Q: Drinking for humans is easy using gravity to pull the fluid down our throat to our stomach. It's trickier for quadrupeds that have to lower their heads to the ground and somehow transport the fluid up. In the case of dogs and cats, the tongue is key, dogs scooping and cats splashing fluids up. Elephants of course just suck with their trunks, like a drinking straw. But how do giraffes, with their extraordinarily long necks, meet the challenge?
A: To drink, giraffes spread their front legs apart and lower their necks far enough to submerge their lips. But with necks about 8 feet long, they have to raise the water about 6.5 feet to get it to where gravity can do the rest.

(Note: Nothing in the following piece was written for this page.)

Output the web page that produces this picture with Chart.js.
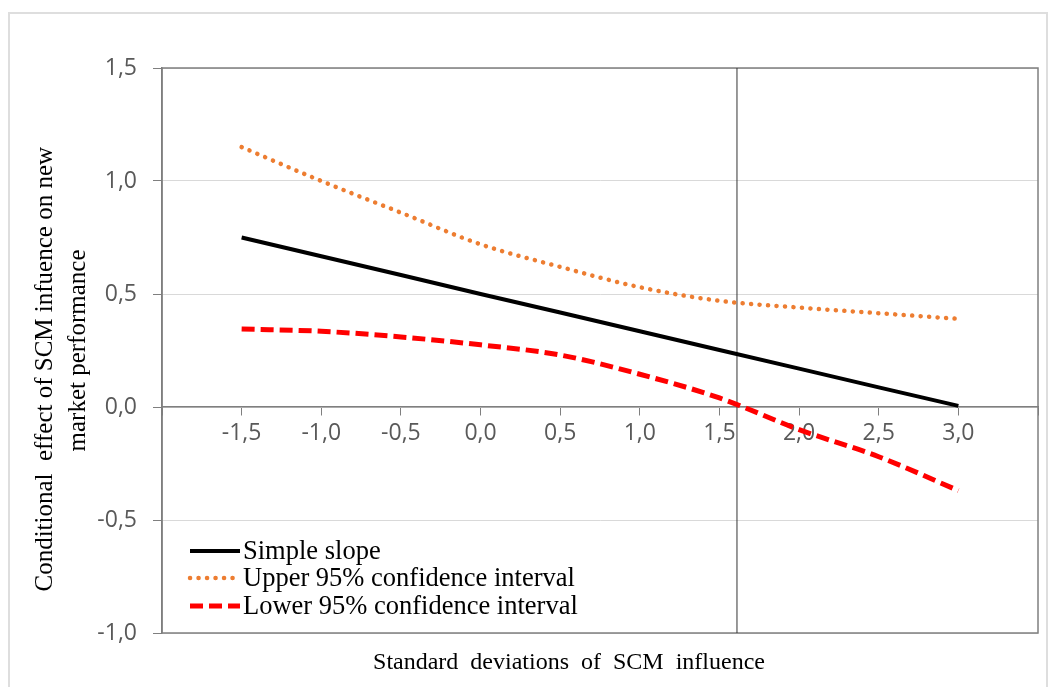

Based on field observations, zoo videos and mathematical models, physicists Philippe Binder and Dale Tayler (writing in "Physics Teacher") conclude that giraffes create a mechanical "plunger" pump.
Here's how: Starting with jaws closed, they open their submerged lips (the "intake valve") and close their epiglottis at the opening of the throat. Then they open their jaws to suck water into their mouth, close their lips, open their epiglottis (the "discharge valve"), and close their jaws, forcing water up into their throat (esophagus). This process is repeated until the esophagus is full. The final phase involves the giraffe lifting its head up to its normal position, above the body, so that the water flows down to the stomach, "almost certainly gravity-assisted."